Thirdly, President Obama’s nomination of Gensler as the Chair of the CFTC was vigorously opposed by US Senator Bernie Sanders for very valid reasons. Sander’s office released a statement explaining his opposition to Gensler: Gensler “had worked with Sen. Phil Gramm and Alan Greenspan to exempt credit default swaps from regulation, which led to the collapse of AIG and has resulted in the largest taxpayer bailout in US history.” Sandler’s office also accused Gensler of working to deregulate electronic energy trading, which led to the downfall of Enron, and supporting the Gramm-Leach-Bliley Act, which allowed American banks to become “too big to fail.” — Not exactly the type of track record you want in a man responsible for re-instituting fairness to fraudulent futures markets, that at present time, act as a legalized casino for big banks to rip off the public.
Furthermore, Gensler said the CFTC is reviewing exemptions from position limits for “bona-fide hedging,” after seeking public comment on whether the exemption should continue to apply to traders who are in the market for financial reasons, rather than those that actually use the commodity. These considered exemptions do not sound promising at all. In fact, I believe this consideration is backwards. If anything, consideration for exemptions from position limits should go to those businesses that produce the commodity as their primary business activity and not to speculators.

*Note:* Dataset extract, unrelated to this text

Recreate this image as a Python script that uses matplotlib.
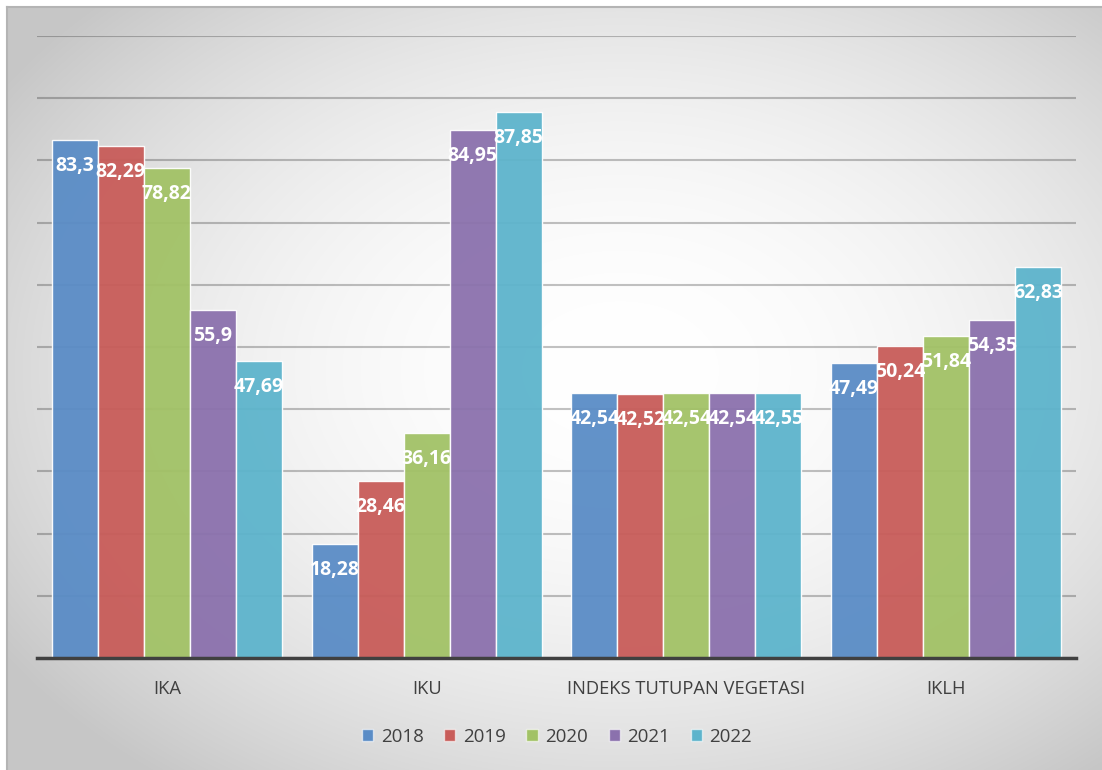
import numpy as np
import matplotlib
matplotlib.use("Agg")
import matplotlib.pyplot as plt
from matplotlib.patches import Patch

# Data
categories = ["IKA", "IKU", "INDEKS TUTUPAN VEGETASI", "IKLH"]
years = ["2018", "2019", "2020", "2021", "2022"]
v2018 = [83.3, 18.28, 42.54, 47.49]
v2019 = [82.29, 28.46, 42.52, 50.24]
v2020 = [78.82, 36.16, 42.54, 51.84]
v2021 = [55.9, 84.95, 42.54, 54.35]
v2022 = [47.69, 87.85, 42.55, 62.83]
series = [v2018, v2019, v2020, v2021, v2022]
colors = ["#5a8cc6", "#c85c59", "#a2c266", "#8b71ad", "#5db4cc"]

W, H = 1102, 770
fig = plt.figure(figsize=(W / 100, H / 100), dpi=100)
fig.patch.set_facecolor("white")

# Background radial gradient (chart area)
bg = fig.add_axes([7 / W, 0, 1 - 7 / W, 1 - 7 / H], zorder=0)
yy, xx = np.mgrid[7:H, 7:W]
d = np.sqrt(((xx - 620) / 640.0) ** 2 + ((yy - 370) / 450.0) ** 2)
v = 1 - 0.22 * (np.clip(d, 0, 1.15) / 1.15) ** 2.0
img = np.dstack([v, v, v])
bg.imshow(img, aspect="auto", interpolation="bilinear")
bg.set_xticks([])
bg.set_yticks([])
for s in ["right", "bottom"]:
    bg.spines[s].set_visible(False)
for s in ["left", "top"]:
    bg.spines[s].set_color("#b4b4b4")
    bg.spines[s].set_linewidth(1.5)

# Plot area
ax = fig.add_axes([37 / W, (H - 658) / H, 1039 / W, 622 / H], zorder=1)
ax.patch.set_alpha(0)
x = np.arange(len(categories))
bw = 46 / 259.75
for i, vals in enumerate(series):
    pos = x + (i - 2) * bw
    ax.bar(pos, vals, width=bw, color=colors[i], alpha=0.95,
           edgecolor=(1, 1, 1, 0.45), linewidth=1, zorder=2)
    for px, val in zip(pos, vals):
        ax.annotate(str(val).replace(".", ","), (px, val), xytext=(0, -26),
                    textcoords="offset pixels", ha="center", va="center",
                    color="white", fontsize=14, fontweight="bold",
                    family="Open Sans", zorder=4)

ax.set_xlim(-0.5, 3.5)
ax.set_ylim(0, 100)
ax.set_yticks(range(0, 101, 10))
ax.yaxis.grid(True, color="black", alpha=0.24, linewidth=1.5)
ax.set_axisbelow(True)
ax.tick_params(axis="y", length=0, labelleft=False)
ax.tick_params(axis="x", length=0, pad=16)
ax.set_xticks(x)
ax.set_xticklabels(categories, fontsize=13.2, color="#404040", family="Open Sans")
for s in ["left", "right", "top"]:
    ax.spines[s].set_visible(False)
ax.spines["bottom"].set_color("#404040")
ax.spines["bottom"].set_linewidth(2.5)
ax.spines["bottom"].set_zorder(3)

# Legend
handles = [Patch(facecolor=c, edgecolor=(1, 1, 1, 0.6)) for c in colors]
fig.legend(handles, years, loc="center", bbox_to_anchor=(557 / W, 33 / H),
           ncol=5, frameon=False, prop={"family": "Open Sans", "size": 13.5},
           handlelength=0.6, handleheight=0.6, handletextpad=0.4,
           columnspacing=1.1, labelcolor="#404040")

fig.savefig("out.png", dpi=100)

Again, to me, it sounds like these “regulations” will end up a big smoke and mirrors game with numerous loopholes that allow massively concentrated futures positions in gold and silver markets and perhaps even in oil markets to be interpreted as “bona-fide hedging”. If you believe in the tooth fairy and Santa Clause, manipulation in US NYMEX and COMEX markets may soon come to an end, but if I were you, I wouldn’t hold my breath. In the meantime, you may write Gary Gensler at Ggensler@cftc.gov to voice your displeasure about the current legalized gaming nature of the US futures markets and to urge him to shut all existing loopholes that allow big banks to manipulate prices of agricultural, energy and precious metal commodities at will.